Dot-biz and dot-info are now online, but the only Web addresses Internet users will initially find with these suffixes will be ones belonging to the operators of the two generic TLDs [gTLDs] — NeuLevel and Afilias. The general public will be able to register dot-info names in September and dot-biz names in October.

The other gTLDs are still negotiating contracts with the Internet Corporation for Assigned Names and Numbers, the Internets domain name management body.

Still, as many as 2 million dot-biz names have been preregistered, according to reports from companies that sell registrations to the public, Armentrout said. He also estimated that 15 million dot-biz names will be registered by 2005, while dot-names operators expect 10 million registrations by that time.

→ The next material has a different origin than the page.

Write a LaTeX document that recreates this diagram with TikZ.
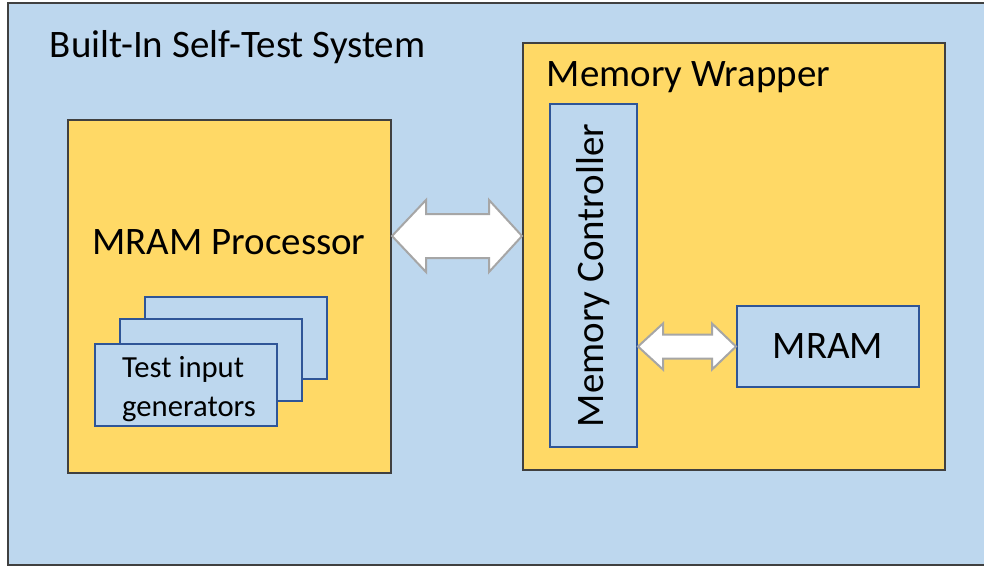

Total new registrations in dot-com, dot-net and dot-org fell from 5 million in the first quarter of 2000 to 3.1 million names during the same period of 2001.

While some of the drop may be due to the shrinking availability of good names, some analysts said with the crash of many dot-com businesses, speculators have been unable to resell domain names for as much money as they received during the height of the Internet boom, providing less incentive to register new ones.

Observers said some of the growth in the new domains will depend on the types of services offered with the gTLDs. “The whole purpose of TLDs . . . is to enable a new set of services targeted at distinct communities,” said William Whyman, president of the Precursor Group, an independent investment research firm.

For example, dot-names operators plan to offer e-mail forwarding and other services aimed at providing users with a “digital identity.”

Dot-biz may have a unique way of expanding its reach among businesses, some observers said. NeuLevel has established a lottery system that essentially gives businesses with the same name equal chance at registering it as a dot-biz domain name.

But the system has come under fire by intellectual property interests who prefer a “sunrise period,” like the one offered by dot-info that gives trademark owners an opportunity to register their names before the general public has access to the process.

New gTLDs have not been added to the Internets root system since the 1980s when the most popular ones, dot-com, dot-net and dot-org, were introduced.